Jordan’s exports to the EU stood at $200 million in 2000 and rose to around $310 million in 2017, while imports from the bloc rose from $1.4 billion in to around $5.5 billion during the same period, the official noted.

“The ministry will hold meetings with industrialists soon to inform them about the changes made under the deal and will provide more details next week about the new understandings reached between the two sides,” he added.

Commenting on the new developments, President of the Textile, Garment and Clothing Union Fathalla Emrani said meetings should be held between EU businesses and Jordan’s industry sector representatives to explore potential opportunities.

“Industrialists need to know which products are in demand in individual European markets, as the EU markets differ from one another… All these amendments can be good if there is concrete networking between businesses to achieve tangible results,” Emrani told The Jordan Times.

He added that there is a need for properly informing factories about the requirements of Syrian refugees’ employment. 
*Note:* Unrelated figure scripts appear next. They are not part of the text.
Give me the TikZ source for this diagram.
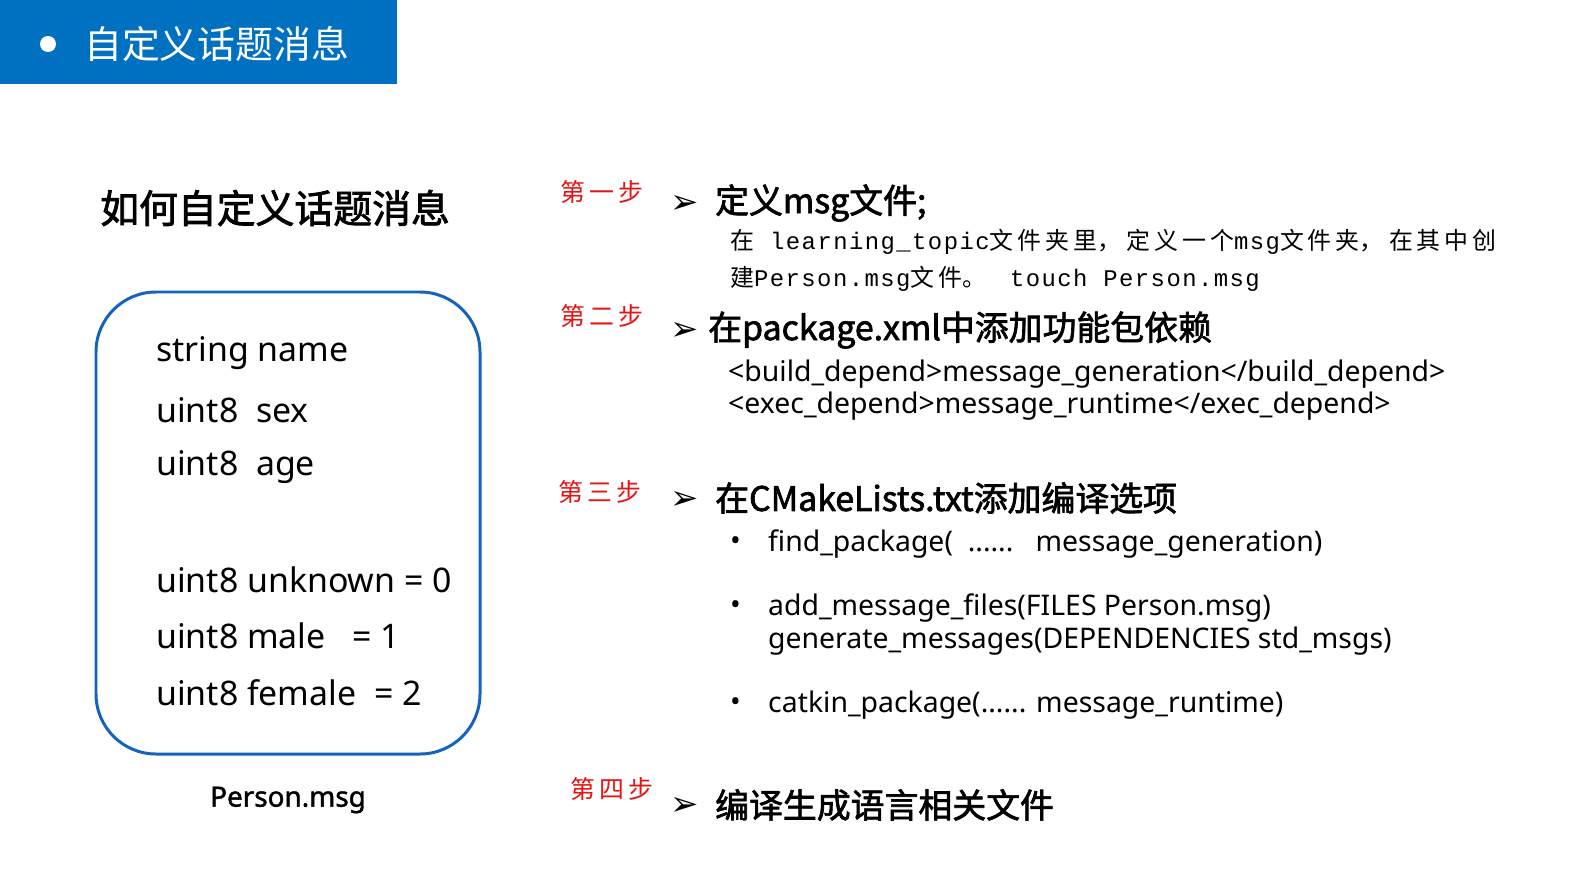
\documentclass[tikz,border=0pt]{standalone}
\usepackage{fontspec}
\setmainfont{Noto Sans}
\newfontfamily\cjk{Noto Sans CJK SC}
\newfontfamily\cjkb{Noto Sans CJK SC}[FakeBold=2]
\newfontfamily\nsb{Noto Sans}[FakeBold=1.5]
\newfontfamily\mono{Liberation Mono}[LetterSpace=6]
\newfontfamily\dv{DejaVu Sans}
\definecolor{tblue}{RGB}{0,112,192}
\definecolor{bblue}{RGB}{20,100,190}
\definecolor{sred}{RGB}{230,20,20}
\tikzset{
 lbl/.style={anchor=west,inner sep=0pt},
 steplbl/.style={lbl,text=sred,font=\cjk\fontsize{25}{26}\selectfont},
 head/.style={lbl,font=\cjkb\fontsize{34}{36}\selectfont},
 arr/.style={lbl,font=\dv\bfseries\fontsize{34}{36}\selectfont},
 body/.style={lbl,font=\fontsize{28.5}{30}\selectfont},
 msgline/.style={lbl,font=\fontsize{34}{36}\selectfont},
 code/.style={lbl,font=\cjk\fontsize{24}{26}\selectfont},
}
\begin{document}
\begin{tikzpicture}[x=1bp,y=-1bp]
\useasboundingbox[fill=white] (0,0) rectangle (1591,886);
\fill[tblue] (0,0) rectangle (397,84);
\fill[white] (48,44) circle (8);
\node[lbl,text=white,font=\cjk\fontsize{38}{40}\selectfont] (title) at (84,44) {自定义话题消息};
\node[lbl,font=\cjkb\fontsize{39}{42}\selectfont] (h) at (100,208) {如何自定义话题消息};
\draw[bblue,line width=3pt,rounded corners=60bp] (96,292) rectangle (480,754);
\node[msgline] (m1) at (156,353) {string name};
\node[msgline] (m2) at (156,410) {uint8\ \ sex};
\node[msgline] (m3) at (156,467) {uint8\ \ age};
\node[msgline] (m4) at (156,580) {uint8 unknown = 0};
\node[msgline] (m5) at (156,636) {uint8 male\ \ \ = 1};
\node[msgline] (m6) at (156,693) {uint8 female\ \ = 2};
\node[font=\nsb\fontsize{28}{30}\selectfont] (pm) at (288,800) {Person.msg};

\node[steplbl] (s1) at (560,192) {第\,一\,步};
\node[steplbl] (s2) at (560,316) {第\,二\,步};
\node[steplbl] (s3) at (558,492) {第\,三\,步};
\node[steplbl] (s4) at (570,789) {第\,四\,步};
\node[arr] (a1) at (670,204) {➢};
\node[arr] (a2) at (670,331) {➢};
\node[arr] (a3) at (670,500) {➢};
\node[arr] (a4) at (670,806) {➢};
\node[head] (h1) at (715,203) {定义msg文件;};
\node[head] (h2) at (708,330) {在package.xml中添加功能包依赖};
\node[head] (h3) at (715,498) {在CMakeLists.txt添加编译选项};
\node[head] (h4) at (715,805) {编译生成语言相关文件};

\node[code] (c1) at (730,242) {在\ \ \ {\mono learning\_topic}文\,件\,夹\,里，\ 定\,义\,一\,个{\mono msg}文\,件\,夹，\ 在\,其\,中\,创};
\node[code] (c2) at (730,279) {建{\mono Person.msg}文\,件。\quad{\mono touch Person.msg}};

\node[body] (b1) at (728,374) {<build\_depend>message\_generation</build\_depend>};
\node[body] (b2) at (728,406) {<exec\_depend>message\_runtime</exec\_depend>};

\node[body] (d1) at (730,544) {\textbullet};
\node[body] (d2) at (730,608) {\textbullet};
\node[body] (d3) at (730,705) {\textbullet};
\node[body] (t1) at (768,544) {find\_package(\ \ ......\ \ \ message\_generation)};
\node[body] (t2) at (768,608) {add\_message\_files(FILES Person.msg)};
\node[body] (t3) at (768,641) {generate\_messages(DEPENDENCIES std\_msgs)};
\node[body] (t4) at (768,705) {catkin\_package(...... message\_runtime)};
\end{tikzpicture}
\end{document}
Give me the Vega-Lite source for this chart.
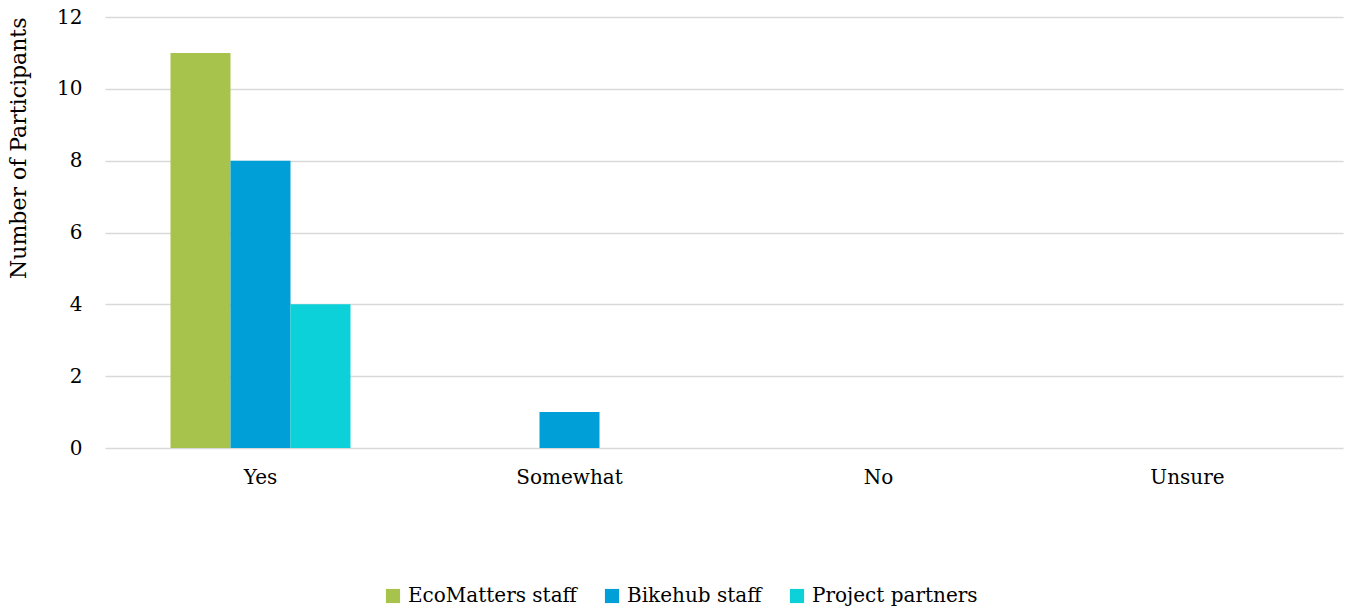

According to Barmawi, more details will be announced in this regard soon.

In the previous agreement, signed in 2016, if Jordanian industries were to benefit from the simplified rules of origin, each factory needed to hire Syrian employees to constitute no less than 25 per cent of its manpower.

Last month, however, Barmawi told The Jordan Times that Jordan reached an “initial understanding” with the EU to lower this ratio.

The Ministry of Planning and International Cooperation and the Jordan Labour Watch have said in previous remarks to The Jordan Times that factories were struggling to fulfil the employment clause due to “difficulty finding qualified Syrian workers” and “reluctance” of Syrians to obtain permits in fear of losing their rights as refugees.

As part of the original deal, manufacturers in Jordan can import up to 70 per cent of the raw materials used in production and still label the finished products as “Made in Jordan”, qualifying them for trade concessions.